Dziś Hamas uwolnił 20 izraelskich zakładników, którzy zostali już przekazani izraelskiej armii. W zamian Izrael wypuścił z więzień 1966 palestyńskich więźniów. Zgodnie z porozumieniem, w kolejnej fazie Hamas ma przekazać ciała 28 zabitych zakładników. Uwolnienie porwanych to pierwszy punkt planu pokojowego Donalda Trumpa dla Gazy.
Prezydent USA odniósł się również do ataku Hamasu z 7 października 2023 roku, nazywając go „jednym z najokrutniejszych aktów znieważenia niewinnego życia, jakie widział świat” i „najgorszą rzezią Żydów od czasów Holokaustu. Ameryka łączy się z wami w dwóch ślubowaniach: nigdy nie zapomnieć i nigdy więcej” – mówił Trump.
Premier Izraela Benjamin Netanjahu podziękował prezydentowi USA za doprowadzenie do zakończenia konfliktu: “Dziękujemy za propozycję pokojową, która sprowadziła zakładników do domu, zakończyła wojnę i pozwoliła zrealizować nasze cele – powiedział Netanjahu. Amerykański prezydent podkreślił, że współpraca z izraelskim premierem nie zawsze była łatwa, ale – jak dodał – „to właśnie czyni go wielkim”.

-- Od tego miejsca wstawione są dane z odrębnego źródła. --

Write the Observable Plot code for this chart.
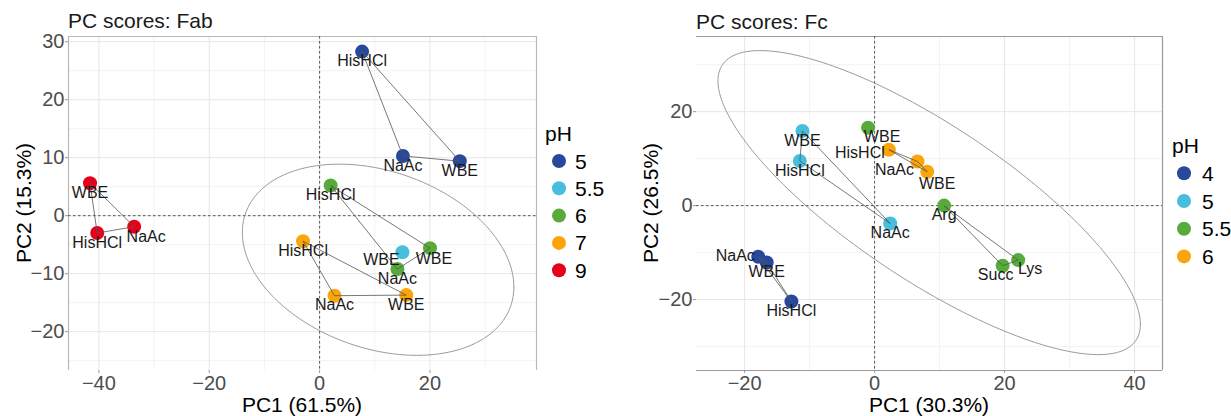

Lider opozycji Jair Lapid dziękował Trumpowi za wynegocjowanie porozumienia i uwolnienie zakładników. “Dotrzymał pan słowa, że będzie prezydentem pokoju. To, że nie przyznano panu Pokojowej Nagrody Nobla, jest poważnym błędem – mówił Jair Lapid.
Przewodniczący Knesetu Amir Ochana zapowiedział, że wraz z szefem Izby Reprezentantów USA Mikiem Johnsonem będzie zabiegał o zgłoszenie kandydatury Donalda Trumpa do Pokojowej Nagrody Nobla w 2026 roku.
Przemówienie w izraelskim parlamencie przerwano na krótko po tym, jak ochroniarze wyprowadzili dwóch deputowanych lewicowego sojuszu Hadasz-Taal, którzy trzymali transparenty wzywające Trumpa do uznania państwa palestyńskiego.